Because she first competed against international senior-level gymnasts in a major, televised competition as early as 1989, I extended the beginning of her career by two years. Because it seems like she’s likely to compete until the next Olympic Games, I also extend her timeline to 2024. Because when you have 31 years under your belt, what’s five more?
Below is the graphic and I strongly suggest readers click on it to open a larger version in a new window.
Because I don’t like writing short articles, I’m going to finish this article with some bonus content and post five photos of Chusovitina that I absolutely love.
This picture is from 1987 and as far as I’m aware, it is the earliest photo of Chusovitina’s career that is available to gymnastics fans. If that year is correct, it would make Oksana roughly 12 years in age when the photo was taken.
Oksana Chusovitina at the 1991 World Championships when she was effectively a rookie and one of the more inexperienced gymnasts in attendance.
One aspect of Chusovitina’s career that doesn’t get talked about as much as it should is that Chusovitina’s early career was defined by being part of a program that represented strength in numbers. Chusovitina’s early origins was being part of a women’s gymnastics dynasty where every gymnast knew that regardless of how talented one was, there were a dozen teammates who were equally as talented. It was a program where anyone was replaceable and no one took the spotlight all for herself.
Then Chusovitina ended up in a new program where the reality couldn’t be any more different. Besides the nationality change, the vast difference in wealth/resources of the Uzbek and Soviet programs, add in that this nationality change also meant a new continental championships, Chusovitina also had to adjust from transitioning between a team dynamic and being an individual.
It meant the burden of carrying an entire program on your back, and never having the opportunity to blend into the shadows. But it also represents symbolism that when looking at the early years of her career where Chusovitina was defined by belonging to a team that was larger than herself, in the later half of Oksana’s career she was the one who defined her national program (Uzbekistan).
For these reasons, I love seeing Chusovitina in Soviet team pictures because it represents how much her career has changed.

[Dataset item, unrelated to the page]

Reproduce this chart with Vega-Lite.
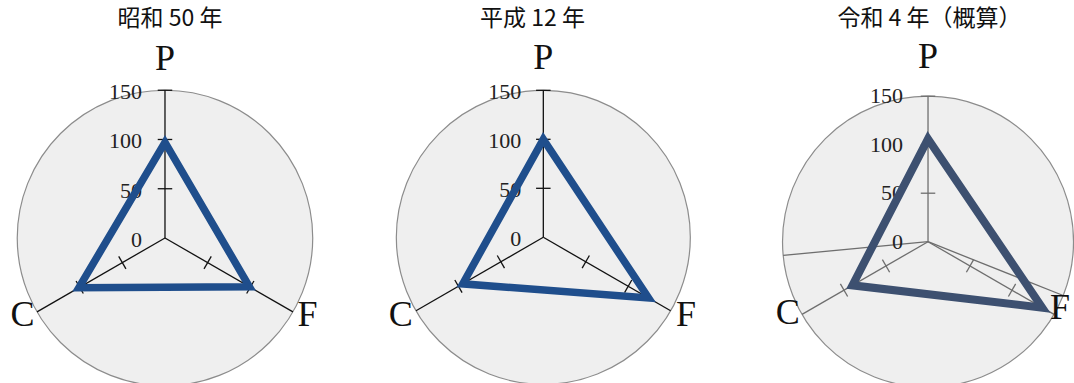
{
  "$schema": "https://vega.github.io/schema/vega-lite/v6.json",
  "padding": {"top": 8, "left": 0, "right": 0, "bottom": 0},
  "background": "white",
  "spacing": 0,
  "config": {
    "view": {"stroke": null},
    "title": {"font": "Noto Sans CJK JP", "fontSize": 23, "fontWeight": "normal", "color": "#111", "offset": 2, "anchor": "middle", "frame": "group"}
  },
  "datasets": {
    "pfc": [
      {"panel": "昭和 50 年", "axis": "P", "value": 97},
      {"panel": "昭和 50 年", "axis": "F", "value": 99},
      {"panel": "昭和 50 年", "axis": "C", "value": 101},
      {"panel": "平成 12 年", "axis": "P", "value": 100},
      {"panel": "平成 12 年", "axis": "F", "value": 124},
      {"panel": "平成 12 年", "axis": "C", "value": 95},
      {"panel": "令和 4 年（概算）", "axis": "P", "value": 106},
      {"panel": "令和 4 年（概算）", "axis": "F", "value": 136},
      {"panel": "令和 4 年（概算）", "axis": "C", "value": 90}
    ],
    "axes": [
      {"axis": "P", "deg": 90, "i": 0},
      {"axis": "F", "deg": -30, "i": 1},
      {"axis": "C", "deg": 210, "i": 2}
    ],
    "ticks": [
      {"axis": "P", "v": 50, "deg": 90}, {"axis": "P", "v": 100, "deg": 90}, {"axis": "P", "v": 150, "deg": 90},
      {"axis": "F", "v": 50, "deg": -30}, {"axis": "F", "v": 100, "deg": -30},
      {"axis": "C", "v": 50, "deg": 210}, {"axis": "C", "v": 100, "deg": 210}
    ],
    "labels": [{"v": 0}, {"v": 50}, {"v": 100}, {"v": 150}],
    "extra": [{"deg": 185.4}, {"deg": -21.7}]
  },
  "hconcat": [
    {
      "width": 354, "height": 350,
      "title": {"text": "昭和 50 年", "dx": -7},
      "layer": [
        {
          "data": {"name": "pfc"},
          "transform": [{"filter": "datum.panel == '昭和 50 年' && datum.axis == 'P'"}, {"calculate": "0", "as": "o"}],
          "mark": {"type": "point", "shape": "circle", "size": 87320, "filled": true, "fill": "#efefef", "stroke": "#8c8c8c", "strokeWidth": 1.2, "opacity": 1, "clip": true},
          "encoding": {
            "x": {"field": "o", "type": "quantitative", "scale": {"domain": [-167.5, 191.9], "nice": false, "zero": false}, "axis": null},
            "y": {"field": "o", "type": "quantitative", "scale": {"domain": [-147.2, 208.1], "nice": false, "zero": false}, "axis": null}
          }
        },
        {
          "data": {"name": "axes"},
          "transform": [
            {"calculate": "0", "as": "o"},
            {"calculate": "150 * cos(datum.deg * PI / 180)", "as": "ex"},
            {"calculate": "150 * sin(datum.deg * PI / 180)", "as": "ey"}
          ],
          "mark": {"type": "rule", "color": "#111", "strokeWidth": 1.3},
          "encoding": {
            "x": {"field": "o", "type": "quantitative"},
            "y": {"field": "o", "type": "quantitative"},
            "x2": {"field": "ex"},
            "y2": {"field": "ey"}
          }
        },
        {
          "data": {"name": "ticks"},
          "transform": [
            {"calculate": "datum.v * cos(datum.deg * PI / 180)", "as": "tx"},
            {"calculate": "datum.v * sin(datum.deg * PI / 180)", "as": "ty"},
            {"calculate": "90 - datum.deg", "as": "rot"}
          ],
          "mark": {"type": "point", "shape": "stroke", "size": 210, "filled": false, "color": "#111", "strokeWidth": 1.3, "opacity": 1},
          "encoding": {
            "x": {"field": "tx", "type": "quantitative"},
            "y": {"field": "ty", "type": "quantitative"},
            "angle": {"field": "rot", "type": "quantitative", "scale": null}
          }
        },
        {
          "data": {"name": "labels"},
          "transform": [{"calculate": "0", "as": "o"}],
          "mark": {"type": "text", "font": "Liberation Serif", "fontSize": 22, "align": "right", "baseline": "middle", "dx": -23, "dy": 2, "color": "#222"},
          "encoding": {
            "x": {"field": "o", "type": "quantitative"},
            "y": {"field": "v", "type": "quantitative"},
            "text": {"field": "v", "type": "quantitative"}
          }
        },
        {
          "data": {"name": "pfc"},
          "transform": [
            {"filter": "datum.panel == '昭和 50 年'"},
            {"lookup": "axis", "from": {"data": {"name": "axes"}, "key": "axis", "fields": ["deg", "i"]}},
            {"calculate": "datum.value * cos(datum.deg * PI / 180)", "as": "px"},
            {"calculate": "datum.value * sin(datum.deg * PI / 180)", "as": "py"}
          ],
          "mark": {"type": "line", "interpolate": "linear-closed", "color": "#1f4e8c", "strokeWidth": 7.5, "strokeJoin": "miter"},
          "encoding": {
            "x": {"field": "px", "type": "quantitative"},
            "y": {"field": "py", "type": "quantitative"},
            "order": {"field": "i", "type": "quantitative"}
          }
        },
        {
          "data": {"name": "axes"},
          "transform": [
            {"calculate": "datum.axis == 'P' ? 177 : 167", "as": "lr"},
            {"calculate": "datum.lr * cos(datum.deg * PI / 180)", "as": "lx"},
            {"calculate": "datum.lr * sin(datum.deg * PI / 180)", "as": "ly"}
          ],
          "mark": {"type": "text", "font": "Liberation Serif", "fontSize": 36, "align": "center", "baseline": "middle", "dy": -5, "color": "#111"},
          "encoding": {
            "x": {"field": "lx", "type": "quantitative"},
            "y": {"field": "ly", "type": "quantitative"},
            "text": {"field": "axis", "type": "nominal"}
          }
        }
      ]
    },
    {
      "width": 381, "height": 350,
      "title": {"text": "平成 12 年", "dx": -12},
      "layer": [
        {
          "data": {"name": "pfc"},
          "transform": [{"filter": "datum.panel == '平成 12 年' && datum.axis == 'P'"}, {"calculate": "0", "as": "o"}],
          "mark": {"type": "point", "shape": "circle", "size": 86436, "filled": true, "fill": "#efefef", "stroke": "#8c8c8c", "strokeWidth": 1.2, "opacity": 1, "clip": true},
          "encoding": {
            "x": {"field": "o", "type": "quantitative", "scale": {"domain": [-193.2, 195.6], "nice": false, "zero": false}, "axis": null},
            "y": {"field": "o", "type": "quantitative", "scale": {"domain": [-148.7, 208.5], "nice": false, "zero": false}, "axis": null}
          }
        },
        {
          "data": {"name": "axes"},
          "transform": [
            {"calculate": "0", "as": "o"},
            {"calculate": "150 * cos(datum.deg * PI / 180)", "as": "ex"},
            {"calculate": "150 * sin(datum.deg * PI / 180)", "as": "ey"}
          ],
          "mark": {"type": "rule", "color": "#111", "strokeWidth": 1.3},
          "encoding": {
            "x": {"field": "o", "type": "quantitative"},
            "y": {"field": "o", "type": "quantitative"},
            "x2": {"field": "ex"},
            "y2": {"field": "ey"}
          }
        },
        {
          "data": {"name": "ticks"},
          "transform": [
            {"calculate": "datum.v * cos(datum.deg * PI / 180)", "as": "tx"},
            {"calculate": "datum.v * sin(datum.deg * PI / 180)", "as": "ty"},
            {"calculate": "90 - datum.deg", "as": "rot"}
          ],
          "mark": {"type": "point", "shape": "stroke", "size": 210, "filled": false, "color": "#111", "strokeWidth": 1.3, "opacity": 1},
          "encoding": {
            "x": {"field": "tx", "type": "quantitative"},
            "y": {"field": "ty", "type": "quantitative"},
            "angle": {"field": "rot", "type": "quantitative", "scale": null}
          }
        },
        {
          "data": {"name": "labels"},
          "transform": [{"calculate": "0", "as": "o"}],
          "mark": {"type": "text", "font": "Liberation Serif", "fontSize": 22, "align": "right", "baseline": "middle", "dx": -22, "dy": 2, "color": "#222"},
          "encoding": {
            "x": {"field": "o", "type": "quantitative"},
            "y": {"field": "v", "type": "quantitative"},
            "text": {"field": "v", "type": "quantitative"}
          }
        },
        {
          "data": {"name": "pfc"},
          "transform": [
            {"filter": "datum.panel == '平成 12 年'"},
            {"lookup": "axis", "from": {"data": {"name": "axes"}, "key": "axis", "fields": ["deg", "i"]}},
            {"calculate": "datum.value * cos(datum.deg * PI / 180)", "as": "px"},
            {"calculate": "datum.value * sin(datum.deg * PI / 180)", "as": "py"}
          ],
          "mark": {"type": "line", "interpolate": "linear-closed", "color": "#1f4e8c", "strokeWidth": 7.5, "strokeJoin": "miter"},
          "encoding": {
            "x": {"field": "px", "type": "quantitative"},
            "y": {"field": "py", "type": "quantitative"},
            "order": {"field": "i", "type": "quantitative"}
          }
        },
        {
          "data": {"name": "axes"},
          "transform": [
            {"calculate": "datum.axis == 'P' ? 178 : 168", "as": "lr"},
            {"calculate": "datum.lr * cos(datum.deg * PI / 180)", "as": "lx"},
            {"calculate": "datum.lr * sin(datum.deg * PI / 180)", "as": "ly"}
          ],
          "mark": {"type": "text", "font": "Liberation Serif", "fontSize": 36, "align": "center", "baseline": "middle", "dy": -5, "color": "#111"},
          "encoding": {
            "x": {"field": "lx", "type": "quantitative"},
            "y": {"field": "ly", "type": "quantitative"},
            "text": {"field": "axis", "type": "nominal"}
          }
        }
      ]
    },
    {
      "width": 339, "height": 350,
      "title": {"text": "令和 4 年（概算）", "dx": 25},
      "layer": [
        {
          "data": {"name": "pfc"},
          "transform": [{"filter": "datum.panel == '令和 4 年（概算）' && datum.axis == 'P'"}, {"calculate": "0", "as": "o"}],
          "mark": {"type": "point", "shape": "circle", "size": 84681, "filled": true, "fill": "#efefef", "stroke": "#8c8c8c", "strokeWidth": 1.2, "opacity": 1, "clip": true},
          "encoding": {
            "x": {"field": "o", "type": "quantitative", "scale": {"domain": [-199, 150.5], "nice": false, "zero": false}, "axis": null},
            "y": {"field": "o", "type": "quantitative", "scale": {"domain": [-145.7, 215.2], "nice": false, "zero": false}, "axis": null}
          }
        },
        {
          "data": {"name": "extra"},
          "transform": [
            {"calculate": "0", "as": "o"},
            {"calculate": "150 * cos(datum.deg * PI / 180)", "as": "ex"},
            {"calculate": "150 * sin(datum.deg * PI / 180)", "as": "ey"}
          ],
          "mark": {"type": "rule", "color": "#6e6e6e", "strokeWidth": 1.3},
          "encoding": {
            "x": {"field": "o", "type": "quantitative"},
            "y": {"field": "o", "type": "quantitative"},
            "x2": {"field": "ex"},
            "y2": {"field": "ey"}
          }
        },
        {
          "data": {"name": "axes"},
          "transform": [
            {"calculate": "0", "as": "o"},
            {"calculate": "150 * cos(datum.deg * PI / 180)", "as": "ex"},
            {"calculate": "150 * sin(datum.deg * PI / 180)", "as": "ey"}
          ],
          "mark": {"type": "rule", "color": "#6e6e6e", "strokeWidth": 1.3},
          "encoding": {
            "x": {"field": "o", "type": "quantitative"},
            "y": {"field": "o", "type": "quantitative"},
            "x2": {"field": "ex"},
            "y2": {"field": "ey"}
          }
        },
        {
          "data": {"name": "ticks"},
          "transform": [
            {"calculate": "datum.v * cos(datum.deg * PI / 180)", "as": "tx"},
            {"calculate": "datum.v * sin(datum.deg * PI / 180)", "as": "ty"},
            {"calculate": "90 - datum.deg", "as": "rot"}
          ],
          "mark": {"type": "point", "shape": "stroke", "size": 210, "filled": false, "color": "#6e6e6e", "strokeWidth": 1.3, "opacity": 1},
          "encoding": {
            "x": {"field": "tx", "type": "quantitative"},
            "y": {"field": "ty", "type": "quantitative"},
            "angle": {"field": "rot", "type": "quantitative", "scale": null}
          }
        },
        {
          "data": {"name": "labels"},
          "transform": [{"calculate": "0", "as": "o"}],
          "mark": {"type": "text", "font": "Liberation Serif", "fontSize": 22, "align": "right", "baseline": "middle", "dx": -25, "dy": 0, "color": "#222"},
          "encoding": {
            "x": {"field": "o", "type": "quantitative"},
            "y": {"field": "v", "type": "quantitative"},
            "text": {"field": "v", "type": "quantitative"}
          }
        },
        {
          "data": {"name": "pfc"},
          "transform": [
            {"filter": "datum.panel == '令和 4 年（概算）'"},
            {"lookup": "axis", "from": {"data": {"name": "axes"}, "key": "axis", "fields": ["deg", "i"]}},
            {"calculate": "datum.value * cos(datum.deg * PI / 180)", "as": "px"},
            {"calculate": "datum.value * sin(datum.deg * PI / 180)", "as": "py"}
          ],
          "mark": {"type": "line", "interpolate": "linear-closed", "color": "#3d5070", "strokeWidth": 8, "strokeJoin": "miter"},
          "encoding": {
            "x": {"field": "px", "type": "quantitative"},
            "y": {"field": "py", "type": "quantitative"},
            "order": {"field": "i", "type": "quantitative"}
          }
        },
        {
          "data": {"name": "axes"},
          "transform": [
            {"calculate": "datum.axis == 'P' ? 180 : (datum.axis == 'F' ? 157 : 167)", "as": "lr"},
            {"calculate": "datum.lr * cos(datum.deg * PI / 180)", "as": "lx"},
            {"calculate": "datum.lr * sin(datum.deg * PI / 180)", "as": "ly"}
          ],
          "mark": {"type": "text", "font": "Liberation Serif", "fontSize": 36, "align": "center", "baseline": "middle", "dy": -10, "color": "#111"},
          "encoding": {
            "x": {"field": "lx", "type": "quantitative"},
            "y": {"field": "ly", "type": "quantitative"},
            "text": {"field": "axis", "type": "nominal"}
          }
        }
      ]
    }
  ]
}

And of course, the iconic yin and yang leotard that is an all-time classic.
For my last picture, I want to point out that even though Chusovitina is technically a 1980s gymnast, having an age gap with the rest of her competitors has never led to Oksana being out of touch with the current generation. Despite her age, Chusovitina’s social media game is every bit as good as your average 16 year old gymnast making her debut in the Paris quad.
It shouldn’t be surprising that the gymnast who adapted to the abolishment of compulsories, the termination of the traditional horse vault, and the establishment of open-ended scoring didn’t have any difficulty adapting to the rise of social media. It is not that the above picture is in my opinion, a great photo, it’s that having a strong social media game has always come so easily to Chusovitina and these photos are routine.
Chusovitina’s longevity is one of the greatest athletic feats in sports history, but she’s quietly one of the most intelligent athletes in her respective sport. This intelligence is one of the many hidden attributes of Chusovitina. It is how Oksana adjusted to so many changes and seems to adapt to any era with ease. Her intelligence is also on display when Chusovitina is consistently one of the best jokesters in the sport and her legendary use of wit. At a certain point, when an athlete keeps achieving success and never seems to struggle in adverse circumstances, it becomes apparent that their mental strengths are clearly a fundamental component to all the success they are achieving in the realm of athletics.
Whereas social media seems like such a trivial point to highlight in the 31 year career of a gymnast, in my opinion it is a perfect example of Chusovitina having skills that go beyond how much physical strength she can generate on a vault attempt. Oksana Chusovitina has always been so much more than that.